Il Consiglio di Stato osserva che il " quadro ermeneutico è un po' complicato dalla sentenza 26 marzo 2015, n. 50 della Corte costituzionale che ha interpretato le Unioni di Comuni alla stregua di mere forme istituzionali di associazione tra Comuni per l'esercizio congiunto di funzioni o servizi di loro competenza.
Ma occorre riconoscere che, quand'anche fosse corretta tale soluzione, per cui l'Unione dei Comuni non possa ritenersi ente territoriale ulteriore e diverso rispetto ai Comuni che la originano, il risultato sarebbe destinato a non cambiare ai fini che qui ci occupano, atteso che anche un siffatto "ufficio Comune" realizzerebbe comunque un'imputazione a sé dell'atto e dunque anche della concessione, oggetto della gara, con la conseguenza che dovrebbe in ogni caso procedersi alla sommatoria degli abitanti dei Comuni facenti parte dell'unione per stabilire il parametro di capitale sociale minimo richiesto dalla norma. In altre parole, come condivisibilmente allegato nel controricorso, «il servizio messo a gara riguarda […] la riscossione di entrate di competenza di un unico centro di imputazione il cui bacino di utenza è di 37.593 abitanti». Non si è al cospetto di una pluralità di (contemporanee) concessioni per ciascun ente che compone l'Unione, come sarebbe nell'ipotesi di cui sub lett. a), ma di un'unica concessione, rispetto alla quale l'Unione, prima ancora che stazione appaltante, è committente e destinataria della prestazione. Ne discende che la fattispecie ricade nell'ambito dell'art. 3-bis, comma 1, lett. b), D.L. n. 40 del 2010, con il corollario che legittimo è il requisito di capacità economica e finanziaria prescritto" nel bando di gara.

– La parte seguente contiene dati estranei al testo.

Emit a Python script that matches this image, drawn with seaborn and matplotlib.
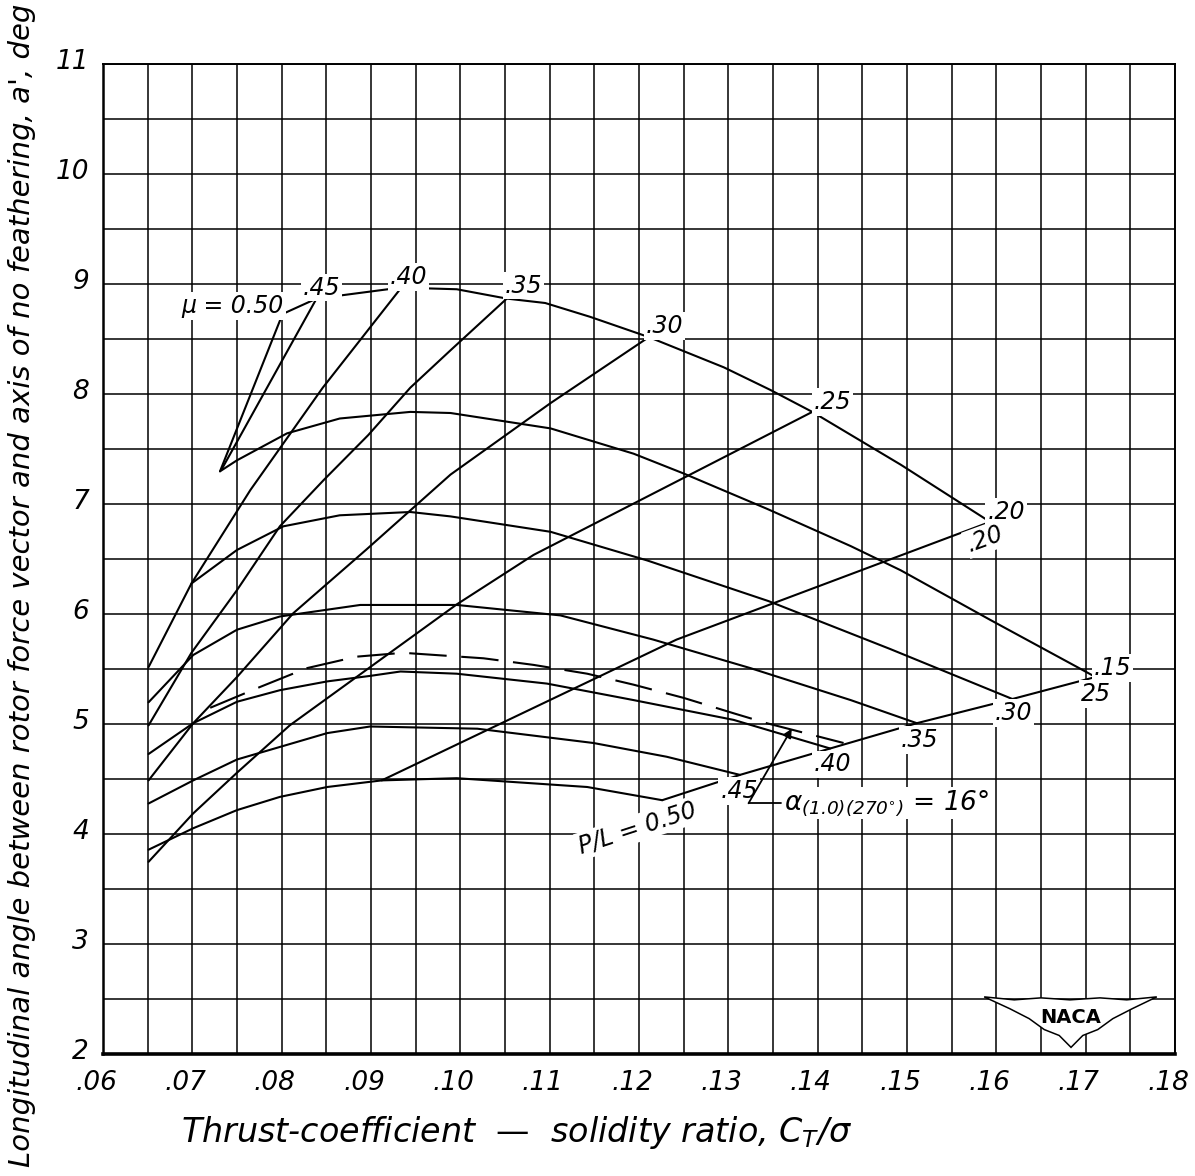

Il secondo motivo di appello critica poi la sentenza con riguardo alla statuizione di inammissibilità del ricorso principale, indirizzato nei confronti degli atti di gara, per carenza di interesse della SRL ricorrente, nella considerazione che la stessa vantava un capitale di soli euro 1.600.000, essendole pertanto preclusa la partecipazione alla procedura negoziata, senza che possa riconoscersi valore alla astratta possibilità di avvalersi, in caso di aggiudicazione, della capacità economica di altro soggetto. Deduce la società ricorrente, anzitutto, l'erroneità della pronuncia basata sulla mera eventualità (e non certezza) che la SRL non rinvenga un'impresa ausiliaria per il prestito dei requisiti; inoltre sottolinea come sia viziata l'indizione della gara in assenza di qualsivoglia forma di pubblicità e trasparenza, circostanza di per sé impeditiva del preventivo reperimento delle risorse necessarie per la partecipazione, e dunque anche di un soggetto idoneo per l'avvalimento (peraltro sostituibile), e comunque allorchè sia azionato in giudizio un interesse strumentale alla rinnovazione della procedura.
Anche il secondo motivo del ricorso, per il Consiglio di Stato, è infondato in quanto la critica che si basa sulla mancanza di pubblicità della gara, correlata all'interesse strumentale, non merita condivisione, in quanto la procedura è stata legittimamente svolta, in conformità di quanto disposto dall'art. 36, comma 2, lett. b, D.Lgs. n. 50 del 2016, applicabile anche alle concessioni, secondo il rinvio contenuto nel successivo art. 164, per affidamenti di servizi sotto soglia di rilevanza comunitaria (nel caso di specie il valore è pari ad euro 122.661,01).